-- START --
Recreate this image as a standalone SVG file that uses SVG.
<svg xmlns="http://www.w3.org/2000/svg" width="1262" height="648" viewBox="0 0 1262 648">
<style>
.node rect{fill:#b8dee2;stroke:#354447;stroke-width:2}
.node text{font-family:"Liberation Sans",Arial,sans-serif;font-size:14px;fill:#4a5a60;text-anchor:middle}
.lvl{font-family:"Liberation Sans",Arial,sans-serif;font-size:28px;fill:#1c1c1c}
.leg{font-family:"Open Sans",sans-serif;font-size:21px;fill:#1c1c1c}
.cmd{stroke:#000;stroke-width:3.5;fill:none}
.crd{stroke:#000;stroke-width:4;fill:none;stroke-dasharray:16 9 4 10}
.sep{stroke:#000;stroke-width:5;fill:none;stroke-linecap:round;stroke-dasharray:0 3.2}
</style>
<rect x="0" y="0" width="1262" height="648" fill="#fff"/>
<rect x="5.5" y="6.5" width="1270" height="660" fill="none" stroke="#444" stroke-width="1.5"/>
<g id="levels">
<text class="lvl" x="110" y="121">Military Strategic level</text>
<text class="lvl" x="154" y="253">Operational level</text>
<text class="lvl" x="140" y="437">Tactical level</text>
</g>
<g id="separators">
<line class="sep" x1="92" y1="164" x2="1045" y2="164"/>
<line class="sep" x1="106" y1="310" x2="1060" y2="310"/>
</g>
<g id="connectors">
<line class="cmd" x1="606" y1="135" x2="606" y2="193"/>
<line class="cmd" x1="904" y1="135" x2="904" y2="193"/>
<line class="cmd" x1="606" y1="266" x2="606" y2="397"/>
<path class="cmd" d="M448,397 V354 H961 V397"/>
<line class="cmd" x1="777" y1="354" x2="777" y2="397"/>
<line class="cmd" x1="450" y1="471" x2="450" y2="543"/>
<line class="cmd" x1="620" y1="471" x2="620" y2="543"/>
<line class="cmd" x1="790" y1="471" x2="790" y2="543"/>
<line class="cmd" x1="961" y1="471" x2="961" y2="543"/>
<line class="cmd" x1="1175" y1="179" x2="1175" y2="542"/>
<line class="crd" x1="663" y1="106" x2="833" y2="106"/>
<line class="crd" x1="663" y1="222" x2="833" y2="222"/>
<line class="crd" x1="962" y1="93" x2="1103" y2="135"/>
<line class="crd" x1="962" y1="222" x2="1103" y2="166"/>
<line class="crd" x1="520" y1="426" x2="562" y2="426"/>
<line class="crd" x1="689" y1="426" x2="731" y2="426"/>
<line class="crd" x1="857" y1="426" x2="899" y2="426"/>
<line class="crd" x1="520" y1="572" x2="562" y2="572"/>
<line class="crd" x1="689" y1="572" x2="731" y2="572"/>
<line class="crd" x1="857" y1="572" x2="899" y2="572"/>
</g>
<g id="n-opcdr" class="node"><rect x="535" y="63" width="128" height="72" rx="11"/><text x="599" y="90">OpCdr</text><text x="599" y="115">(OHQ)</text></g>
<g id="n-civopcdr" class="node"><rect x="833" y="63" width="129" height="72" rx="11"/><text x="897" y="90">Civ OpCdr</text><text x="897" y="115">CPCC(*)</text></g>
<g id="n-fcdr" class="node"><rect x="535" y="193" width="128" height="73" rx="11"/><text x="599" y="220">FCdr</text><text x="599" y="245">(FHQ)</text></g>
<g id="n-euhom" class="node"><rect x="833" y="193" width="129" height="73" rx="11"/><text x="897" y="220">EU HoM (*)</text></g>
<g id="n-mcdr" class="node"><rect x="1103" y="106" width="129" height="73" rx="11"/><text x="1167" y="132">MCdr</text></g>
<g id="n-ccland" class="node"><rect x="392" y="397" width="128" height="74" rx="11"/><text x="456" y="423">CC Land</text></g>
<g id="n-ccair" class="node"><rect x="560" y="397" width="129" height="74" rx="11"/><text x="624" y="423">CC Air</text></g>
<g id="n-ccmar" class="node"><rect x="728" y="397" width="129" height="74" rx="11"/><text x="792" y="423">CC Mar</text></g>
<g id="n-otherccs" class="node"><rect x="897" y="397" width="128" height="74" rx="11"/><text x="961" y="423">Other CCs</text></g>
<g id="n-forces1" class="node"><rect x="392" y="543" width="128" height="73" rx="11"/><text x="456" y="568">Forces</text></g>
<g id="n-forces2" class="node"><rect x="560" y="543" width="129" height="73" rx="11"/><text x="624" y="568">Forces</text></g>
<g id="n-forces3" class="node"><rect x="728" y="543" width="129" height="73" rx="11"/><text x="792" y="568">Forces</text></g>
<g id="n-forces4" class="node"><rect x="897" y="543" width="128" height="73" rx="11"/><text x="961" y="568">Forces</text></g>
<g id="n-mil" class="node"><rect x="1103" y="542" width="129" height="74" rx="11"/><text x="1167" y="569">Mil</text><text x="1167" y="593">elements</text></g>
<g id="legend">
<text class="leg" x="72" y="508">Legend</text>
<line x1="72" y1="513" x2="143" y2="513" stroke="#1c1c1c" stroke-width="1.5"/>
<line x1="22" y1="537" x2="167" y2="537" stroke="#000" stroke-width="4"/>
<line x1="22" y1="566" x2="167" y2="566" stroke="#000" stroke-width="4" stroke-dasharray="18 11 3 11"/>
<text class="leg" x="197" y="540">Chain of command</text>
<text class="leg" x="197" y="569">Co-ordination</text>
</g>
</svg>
-- END --
> [WORK REQUIRED]: Reproduce the listing above verbatim, from first line to last.

> [OUTPUT BELOW]:
Recreate this image as a standalone SVG file that uses SVG.
<svg xmlns="http://www.w3.org/2000/svg" width="1262" height="648" viewBox="0 0 1262 648">
<style>
.node rect{fill:#b8dee2;stroke:#354447;stroke-width:2}
.node text{font-family:"Liberation Sans",Arial,sans-serif;font-size:14px;fill:#4a5a60;text-anchor:middle}
.lvl{font-family:"Liberation Sans",Arial,sans-serif;font-size:28px;fill:#1c1c1c}
.leg{font-family:"Open Sans",sans-serif;font-size:21px;fill:#1c1c1c}
.cmd{stroke:#000;stroke-width:3.5;fill:none}
.crd{stroke:#000;stroke-width:4;fill:none;stroke-dasharray:16 9 4 10}
.sep{stroke:#000;stroke-width:5;fill:none;stroke-linecap:round;stroke-dasharray:0 3.2}
</style>
<rect x="0" y="0" width="1262" height="648" fill="#fff"/>
<rect x="5.5" y="6.5" width="1270" height="660" fill="none" stroke="#444" stroke-width="1.5"/>
<g id="levels">
<text class="lvl" x="110" y="121">Military Strategic level</text>
<text class="lvl" x="154" y="253">Operational level</text>
<text class="lvl" x="140" y="437">Tactical level</text>
</g>
<g id="separators">
<line class="sep" x1="92" y1="164" x2="1045" y2="164"/>
<line class="sep" x1="106" y1="310" x2="1060" y2="310"/>
</g>
<g id="connectors">
<line class="cmd" x1="606" y1="135" x2="606" y2="193"/>
<line class="cmd" x1="904" y1="135" x2="904" y2="193"/>
<line class="cmd" x1="606" y1="266" x2="606" y2="397"/>
<path class="cmd" d="M448,397 V354 H961 V397"/>
<line class="cmd" x1="777" y1="354" x2="777" y2="397"/>
<line class="cmd" x1="450" y1="471" x2="450" y2="543"/>
<line class="cmd" x1="620" y1="471" x2="620" y2="543"/>
<line class="cmd" x1="790" y1="471" x2="790" y2="543"/>
<line class="cmd" x1="961" y1="471" x2="961" y2="543"/>
<line class="cmd" x1="1175" y1="179" x2="1175" y2="542"/>
<line class="crd" x1="663" y1="106" x2="833" y2="106"/>
<line class="crd" x1="663" y1="222" x2="833" y2="222"/>
<line class="crd" x1="962" y1="93" x2="1103" y2="135"/>
<line class="crd" x1="962" y1="222" x2="1103" y2="166"/>
<line class="crd" x1="520" y1="426" x2="562" y2="426"/>
<line class="crd" x1="689" y1="426" x2="731" y2="426"/>
<line class="crd" x1="857" y1="426" x2="899" y2="426"/>
<line class="crd" x1="520" y1="572" x2="562" y2="572"/>
<line class="crd" x1="689" y1="572" x2="731" y2="572"/>
<line class="crd" x1="857" y1="572" x2="899" y2="572"/>
</g>
<g id="n-opcdr" class="node"><rect x="535" y="63" width="128" height="72" rx="11"/><text x="599" y="90">OpCdr</text><text x="599" y="115">(OHQ)</text></g>
<g id="n-civopcdr" class="node"><rect x="833" y="63" width="129" height="72" rx="11"/><text x="897" y="90">Civ OpCdr</text><text x="897" y="115">CPCC(*)</text></g>
<g id="n-fcdr" class="node"><rect x="535" y="193" width="128" height="73" rx="11"/><text x="599" y="220">FCdr</text><text x="599" y="245">(FHQ)</text></g>
<g id="n-euhom" class="node"><rect x="833" y="193" width="129" height="73" rx="11"/><text x="897" y="220">EU HoM (*)</text></g>
<g id="n-mcdr" class="node"><rect x="1103" y="106" width="129" height="73" rx="11"/><text x="1167" y="132">MCdr</text></g>
<g id="n-ccland" class="node"><rect x="392" y="397" width="128" height="74" rx="11"/><text x="456" y="423">CC Land</text></g>
<g id="n-ccair" class="node"><rect x="560" y="397" width="129" height="74" rx="11"/><text x="624" y="423">CC Air</text></g>
<g id="n-ccmar" class="node"><rect x="728" y="397" width="129" height="74" rx="11"/><text x="792" y="423">CC Mar</text></g>
<g id="n-otherccs" class="node"><rect x="897" y="397" width="128" height="74" rx="11"/><text x="961" y="423">Other CCs</text></g>
<g id="n-forces1" class="node"><rect x="392" y="543" width="128" height="73" rx="11"/><text x="456" y="568">Forces</text></g>
<g id="n-forces2" class="node"><rect x="560" y="543" width="129" height="73" rx="11"/><text x="624" y="568">Forces</text></g>
<g id="n-forces3" class="node"><rect x="728" y="543" width="129" height="73" rx="11"/><text x="792" y="568">Forces</text></g>
<g id="n-forces4" class="node"><rect x="897" y="543" width="128" height="73" rx="11"/><text x="961" y="568">Forces</text></g>
<g id="n-mil" class="node"><rect x="1103" y="542" width="129" height="74" rx="11"/><text x="1167" y="569">Mil</text><text x="1167" y="593">elements</text></g>
<g id="legend">
<text class="leg" x="72" y="508">Legend</text>
<line x1="72" y1="513" x2="143" y2="513" stroke="#1c1c1c" stroke-width="1.5"/>
<line x1="22" y1="537" x2="167" y2="537" stroke="#000" stroke-width="4"/>
<line x1="22" y1="566" x2="167" y2="566" stroke="#000" stroke-width="4" stroke-dasharray="18 11 3 11"/>
<text class="leg" x="197" y="540">Chain of command</text>
<text class="leg" x="197" y="569">Co-ordination</text>
</g>
</svg>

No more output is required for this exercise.